Accessibility & Parking: 5/10
Access is simple once you are parked, but the drive to Cala Tuent is at least an hour from just about any town of departure. Paid parking is relatively abundant along the road but can fill up in summer months. Always go early to popular destinations in Mallorca to beat the crowds.
Space & Crowd: 6/10
Cala Tuent is no secret; I am not the first to boast of its beauty, so do not be fooled by Cala Tuent’s secluded location. Whether hiking, boating, or driving, crowds make it to Cala Tuent, especially on the weekends and in summer.
That said, the beach is large and the swimming area vast, so you can find your own space. In off-seasons (not summer), however, the lengthy travel time to the cala does tend to result in fewer people on the beach.
While Cala Tuent is not built out like a family-friendly resort, there are plenty of ways to enjoy yourself. In summer, a truck pulls up to the cala and offers stand-up paddle board rentals. A dive center – Tuent Adventure – also provides stand-up paddle boards, kayaks, scuba and snorkel gear, and guided diving excursions.
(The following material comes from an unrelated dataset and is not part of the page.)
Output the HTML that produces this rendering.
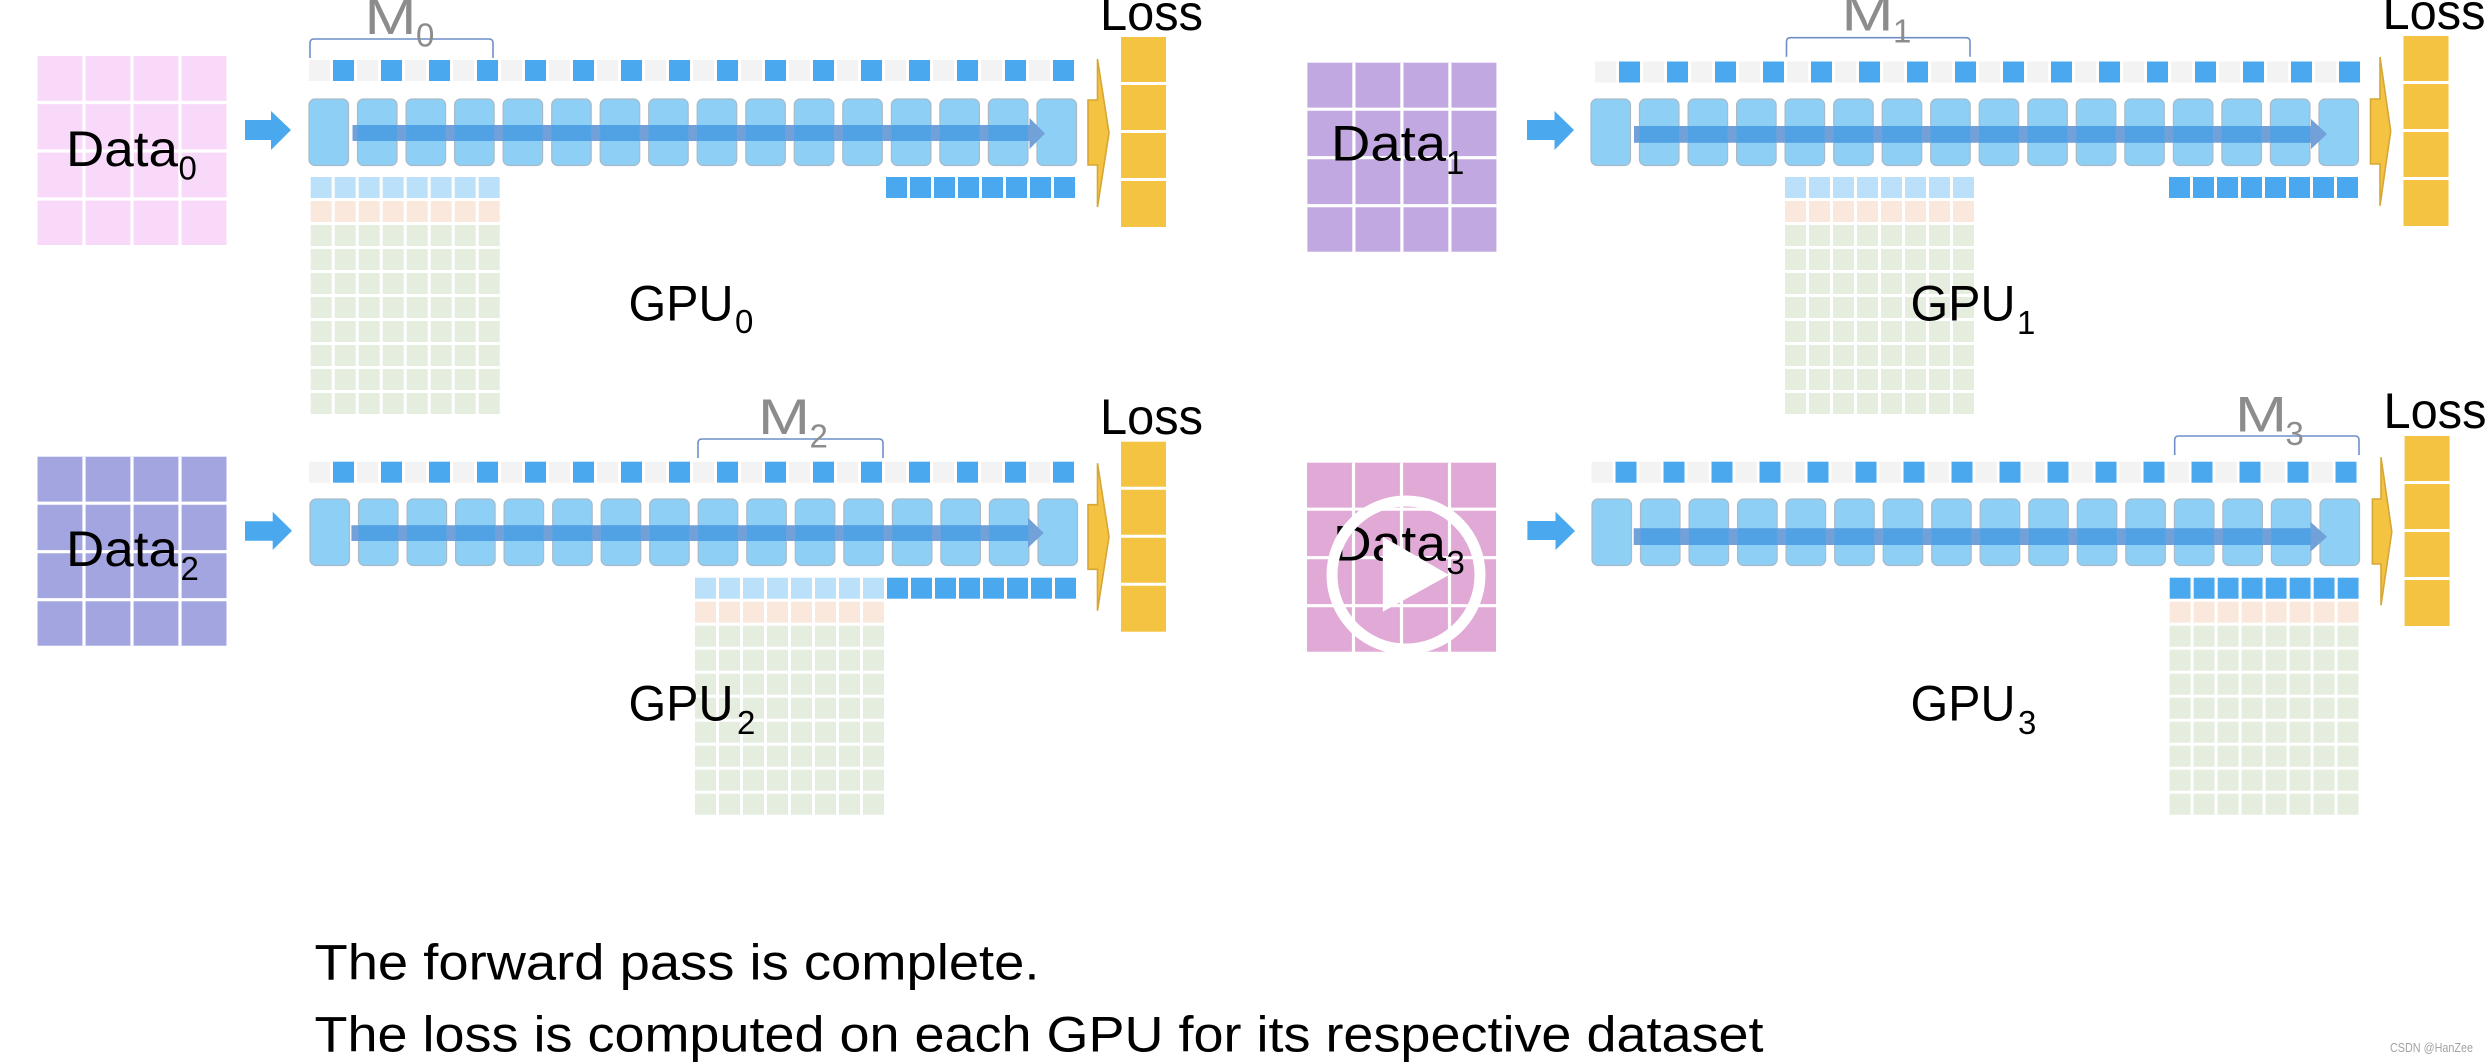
<!DOCTYPE html>
<html><head><meta charset="utf-8"><title>Forward pass</title>
<style>
html,body{margin:0;padding:0;background:#fff;width:2488px;height:1062px;overflow:hidden}
svg{display:block}
text{font-family:"Liberation Sans",sans-serif}
.t{font-size:50px;fill:#000}
.s{font-size:33px;fill:#000}
.m{font-size:50px;fill:#8c8c8c}
.ms{font-size:33px;fill:#8c8c8c}
.b{fill:none;stroke:#6f8fc9;stroke-width:1.6}
</style></head><body>
<svg xmlns="http://www.w3.org/2000/svg" width="2488" height="1062" viewBox="0 0 2488 1062">
<defs>
<pattern id="topP" width="48" height="21" patternUnits="userSpaceOnUse"><rect width="21" height="21" fill="#f3f3f3"/><rect x="24" width="21" height="21" fill="#4aa8ef"/></pattern>
<pattern id="outP" width="24" height="21" patternUnits="userSpaceOnUse"><rect width="21" height="21" fill="#4aa8ef"/></pattern>
<pattern id="ovP" width="48.53" height="40" patternUnits="userSpaceOnUse"><rect width="39.5" height="40" fill="#50a2e5"/></pattern>
<g id="grid"><path d="M46.5 0V189M94.5 0V189M142.5 0V189M0 46.5H189M0 95H189M0 143H189" stroke="#fff" stroke-width="3.2" fill="none"/></g>
<g id="lossbox"><rect width="45" height="190" fill="#f5c342"/><path d="M0 46.5H45M0 94.5H45M0 142.5H45" stroke="#fff" stroke-width="3" fill="none"/></g>
<g id="mat"><rect y="24" width="189" height="21" fill="#fae8dc"/><rect y="48" width="189" height="189" fill="#e5eddf"/><path d="M22.5 0V237M46.5 0V237M70.5 0V237M94.5 0V237M118.5 0V237M142.5 0V237M166.5 0V237M0 70.5H189M0 94.5H189M0 118.5H189M0 142.5H189M0 166.5H189M0 190.5H189M0 214.5H189" stroke="#fff" stroke-width="3" fill="none"/></g>
<g id="layers" fill="#8dcff5" stroke="#a9bac6" stroke-width="1.2">
<rect x="0" width="39.5" height="66.5" rx="6"/><rect x="48.5" width="39.5" height="66.5" rx="6"/><rect x="97.1" width="39.5" height="66.5" rx="6"/><rect x="145.6" width="39.5" height="66.5" rx="6"/><rect x="194.1" width="39.5" height="66.5" rx="6"/><rect x="242.7" width="39.5" height="66.5" rx="6"/><rect x="291.2" width="39.5" height="66.5" rx="6"/><rect x="339.7" width="39.5" height="66.5" rx="6"/><rect x="388.2" width="39.5" height="66.5" rx="6"/><rect x="436.8" width="39.5" height="66.5" rx="6"/><rect x="485.3" width="39.5" height="66.5" rx="6"/><rect x="533.8" width="39.5" height="66.5" rx="6"/><rect x="582.4" width="39.5" height="66.5" rx="6"/><rect x="630.9" width="39.5" height="66.5" rx="6"/><rect x="679.4" width="39.5" height="66.5" rx="6"/><rect x="728" width="39.5" height="66.5" rx="6"/>
</g>
</defs>
<rect width="2488" height="1062" fill="#fff"/>

<!-- Panel 0 -->
<rect x="37.5" y="56" width="189" height="189" fill="#f8d9f9"/><use href="#grid" x="37.5" y="56"/>
<text class="t" x="66" y="166" textLength="112" lengthAdjust="spacingAndGlyphs">Data</text><text class="s" x="178.5" y="179.5">0</text>
<polygon points="245,120 271,120 271,111 291,130 271,150 271,140 245,140" fill="#4aa8ef"/>
<g transform="translate(309 60)"><rect width="765" height="21" fill="url(#topP)"/></g>
<use href="#layers" x="309" y="99"/>
<polygon points="352.5,125 1029.5,125 1029.5,118 1045,133.5 1029.5,149 1029.5,141 352.5,141" fill="#72a0d8"/>
<g transform="translate(309 125)"><rect x="43.5" width="677" height="16" fill="url(#ovP)"/></g>
<g transform="translate(886 177)"><rect width="189" height="21" fill="url(#outP)"/></g>
<g transform="translate(310.7 177)"><rect width="189" height="21" fill="#bbe0fa"/><use href="#mat"/></g>
<polygon points="1088,100 1097.5,100 1097.5,59 1109,133 1097.5,207 1097.5,165 1088,165" fill="#f5c342" stroke="#d6a637" stroke-width="1.6"/>
<use href="#lossbox" x="1121" y="37"/>
<text class="t" x="1100" y="30" textLength="103" lengthAdjust="spacingAndGlyphs">Loss</text>
<path class="b" d="M310 58V43Q310 39 314 39H489Q493 39 493 43V58"/>
<text class="m" x="364.5" y="34" textLength="52" lengthAdjust="spacingAndGlyphs">M</text><text class="ms" x="416" y="46.5">0</text>
<text class="t" x="628.5" y="320.7" textLength="105" lengthAdjust="spacingAndGlyphs">GPU</text><text class="s" x="735" y="333">0</text>

<!-- Panel 1 -->
<rect x="1307.4" y="62.7" width="189" height="189" fill="#c2a8e0"/><use href="#grid" x="1307.4" y="62.7"/>
<text class="t" x="1331" y="160.7" textLength="115" lengthAdjust="spacingAndGlyphs">Data</text><text class="s" x="1446" y="174">1</text>
<polygon points="1527,120 1554.5,120 1554.5,111 1574,130 1554.5,150 1554.5,140 1527,140" fill="#4aa8ef"/>
<g transform="translate(1595 61.5)"><rect width="765" height="21" fill="url(#topP)"/></g>
<use href="#layers" x="1591" y="99"/>
<polygon points="1634,126 2311,126 2311,119 2327,134 2311,149 2311,142.7 1634,142.7" fill="#72a0d8"/>
<g transform="translate(1591 126)"><rect x="43" width="677" height="16.7" fill="url(#ovP)"/></g>
<g transform="translate(2169 177)"><rect width="189" height="21" fill="url(#outP)"/></g>
<g transform="translate(1785 177)"><rect width="189" height="21" fill="#bbe0fa"/><use href="#mat"/></g>
<polygon points="2370.5,99 2380,99 2380,57 2390.7,131 2380,205.7 2380,164 2370.5,164" fill="#f5c342" stroke="#d6a637" stroke-width="1.6"/>
<use href="#lossbox" x="2403.5" y="36"/>
<text class="t" x="2382.5" y="29" textLength="103" lengthAdjust="spacingAndGlyphs">Loss</text>
<path class="b" d="M1786.5 56.7V41.7Q1786.5 37.7 1790.5 37.7H1966Q1970 37.7 1970 41.7V56.7"/>
<text class="m" x="1841.5" y="30.7" textLength="52" lengthAdjust="spacingAndGlyphs">M</text><text class="ms" x="1893" y="42.7">1</text>
<text class="t" x="1910.5" y="320.7" textLength="105" lengthAdjust="spacingAndGlyphs">GPU</text><text class="s" x="2017" y="334">1</text>

<!-- Panel 2 -->
<rect x="37.5" y="456.7" width="189" height="189" fill="#a3a5e1"/><use href="#grid" x="37.5" y="456.7"/>
<text class="t" x="66" y="566" textLength="112" lengthAdjust="spacingAndGlyphs">Data</text><text class="s" x="180.5" y="580">2</text>
<polygon points="245,521.3 272.7,521.3 272.7,511.7 292,530.7 272.7,550 272.7,540.7 245,540.7" fill="#4aa8ef"/>
<g transform="translate(309 461.7)"><rect width="765" height="21" fill="url(#topP)"/></g>
<use href="#layers" x="310" y="499"/>
<polygon points="351.4,525.3 1028,525.3 1028,517.7 1043.7,533 1028,547.7 1028,541 351.4,541" fill="#72a0d8"/>
<g transform="translate(310 525.3)"><rect x="41.4" width="677" height="15.7" fill="url(#ovP)"/></g>
<g transform="translate(887 577.7)"><rect width="189" height="21" fill="url(#outP)"/></g>
<g transform="translate(695 577.7)"><rect width="189" height="21" fill="#bbe0fa"/><use href="#mat"/></g>
<polygon points="1088,504.7 1097.5,504.7 1097.5,463.3 1109,536.7 1097.5,610.7 1097.5,569.3 1088,569.3" fill="#f5c342" stroke="#d6a637" stroke-width="1.6"/>
<use href="#lossbox" x="1121" y="441.7"/>
<text class="t" x="1100" y="434" textLength="103" lengthAdjust="spacingAndGlyphs">Loss</text>
<path class="b" d="M698 458V443Q698 439 702 439H879Q883 439 883 443V458"/>
<text class="m" x="758" y="434" textLength="52" lengthAdjust="spacingAndGlyphs">M</text><text class="ms" x="809.5" y="447.7">2</text>
<text class="t" x="628.5" y="720.7" textLength="105" lengthAdjust="spacingAndGlyphs">GPU</text><text class="s" x="737" y="734">2</text>

<!-- Panel 3 -->
<rect x="1307" y="462.7" width="189" height="189" fill="#e0a9d6"/><use href="#grid" x="1307" y="462.7"/>
<text class="t" x="1333" y="560.7" textLength="113" lengthAdjust="spacingAndGlyphs">Data</text><text class="s" x="1446.5" y="574">3</text>
<polygon points="1527.4,521 1555.5,521 1555.5,511.7 1575,531 1555.5,550 1555.5,540 1527.4,540" fill="#4aa8ef"/>
<g transform="translate(1591.5 461.7)"><rect width="765" height="21" fill="url(#topP)"/></g>
<use href="#layers" x="1592" y="499"/>
<polygon points="1633.7,528.3 2310.4,528.3 2310.4,521.7 2327,536.7 2310.4,551.7 2310.4,545 1633.7,545" fill="#72a0d8"/>
<g transform="translate(1592 528.3)"><rect x="41.7" width="677" height="16.7" fill="url(#ovP)"/></g>
<g transform="translate(2169.6 577.7)"><rect width="189" height="21" fill="url(#outP)"/><use href="#mat"/></g>
<polygon points="2372.4,499 2381,499 2381,457.3 2391.8,531.7 2381,605.3 2381,564 2372.4,564" fill="#f5c342" stroke="#d6a637" stroke-width="1.6"/>
<use href="#lossbox" x="2404.6" y="436"/>
<text class="t" x="2383.5" y="428" textLength="103" lengthAdjust="spacingAndGlyphs">Loss</text>
<path class="b" d="M2174.7 455V440Q2174.7 436 2178.7 436H2355Q2359 436 2359 440V455"/>
<text class="m" x="2235" y="431.7" textLength="52" lengthAdjust="spacingAndGlyphs">M</text><text class="ms" x="2285.5" y="445">3</text>
<text class="t" x="1910.5" y="720.7" textLength="105" lengthAdjust="spacingAndGlyphs">GPU</text><text class="s" x="2018" y="734">3</text>

<!-- Play icon -->
<circle cx="1406" cy="575" r="74" fill="none" stroke="#fff" stroke-width="11"/>
<polygon points="1382.8,536.7 1449,575 1382.8,611.7" fill="#fff"/>

<!-- Caption -->
<text class="t" x="314.5" y="979.3" textLength="725" lengthAdjust="spacingAndGlyphs">The forward pass is complete.</text>
<text class="t" x="314.5" y="1051.3" textLength="1449" lengthAdjust="spacingAndGlyphs">The loss is computed on each GPU for its respective dataset</text>
<text x="2390" y="1052" font-size="12.5" fill="#a3a3a3" textLength="83" lengthAdjust="spacingAndGlyphs">CSDN @HanZee</text>
</svg>
</body></html>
In addition, the cala is surrounded by hiking trails, and there are ferry rides to and from its shores.
The swimming is superb at Cala Tuent. The water is clear, fresh, and tranquil. It is a relatively wide cala so it offers adequate personal space for swimming even on a crowded day. And though many boats choose to anchor in Cala Tuent, they never feel intrusive, especially since the buoys indicating swimming space are placed far from the shore.
Sea Life & Snorkeling: 9/10
Snorkeling at Cala Tuent is pure pleasure. The clear waters and fallen rocks from the mountains make for excellent sea life habitation. As you get further out, the sea floor drops away, and you have deep blue waters in which to dive.
Restaurants & Amenities: 4/10
There is a restaurant at Cala Tuent – Es Vergeret. It is overpriced, and the food is mediocre. I don’t recommend the bland Spanish tortilla or uninspiring pasta Bolognese. But the views are lovely, the beer cold, and it provides if you are hungry after a long hike.
Besides the restaurant, there is a small truck renting SUP boards and the dive school, but no public bathrooms or bars exist.
I have seen nude swimming and sunbathing in the high-season, but not much. The crowds tend to make people more bashful. However, as the crowds thin in the fall, the cove becomes more of a destination for nude bathing.
In summer, there is no shortage of people at Cala Tuent to help you in case of trouble. But there are no lifeguards on duty, and the drive out of the cove is long, windy, and has the potential to get backed up if there is an accident. The restaurant and dive center can be there for support, but even so, Cala Tuent is a natural destination and needs to be treated with respect to ensure your safety and the protection of its environment.